Thursday saw Justice Donald Layh rule on a long-running lawsuit between Catholic and public school boards in the area around Theodore, Sask.
Layh’s decision deemed it unconstitutional for the province to continue paying for non-Catholic students to attend Catholic schools.
Education Minister Don Morgan said the decision would likely have the practical effect of driving thousands of students from the Catholic to the public system.
“If the decision is applied, a student would have to have a baptismal certificate from the Catholic church if they’re going to stay in the Catholic school system, or be funded in the Catholic school system,” he said.
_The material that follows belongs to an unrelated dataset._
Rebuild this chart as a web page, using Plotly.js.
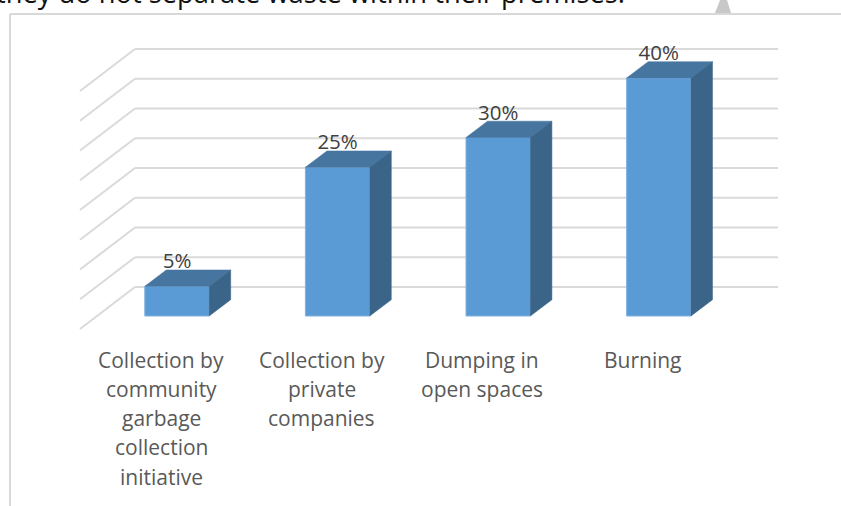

Morgan agreed that technically, the decision does leave room for families to pay out-of-pocket for their non-Catholic children to keep attending Catholic schools, but he doubted many parents would choose to do so.
“That would be an option, but certainly for most families in our province, the idea of paying eight or 10 or 12 thousand dollars a year per student is something that’s not a workable option,” he said.
Morgan said the decision wouldn’t necessarily have a huge impact on the province’s finances directly, as the money paid out for each student wouldn’t change.
He said school boards would feel the brunt of the impacts.
“It would put an enormous strain on the school divisions. The separate school divisions would see a large portion, or a significant portion of their funding drop,” he said.
Public schools would also suffer, according to Morgan.
“Those students, when they went into the public system, the public school system probably would have an incredibly difficult time managing that influx. Physically, they likely wouldn’t have room for it,” he said.
Given the province’s investments in both school systems over the last century, Morgan said it was difficult to accept the idea that some Catholic schools could be left sitting half-empty while public schools were struggling to find space for thousands of kids.
With only one day since the over 230-page long decision was released, Morgan said it’s still too early to know exactly what will come of it. He said the province’s Ministry of Justice has been asked to see what options are available, including a potential appeal or drafting new legislation.
Layh gave the province until June 30, 2018 to cease its payments to Catholic school boards for non-Catholic students.
Proposed bill would limit future lawsuits
Morgan expressed disappointment that funding for both sides in the lengthy and expensive court process came from Saskatchewan taxpayers.
“I would much rather have that money put into a classroom paying a teacher, paying an (educational assistant) or paying for supports for students,” he said.
Morgan said Bill 63, an education bill currently moving through the Legislature, would limit the ability of boards to sue each other.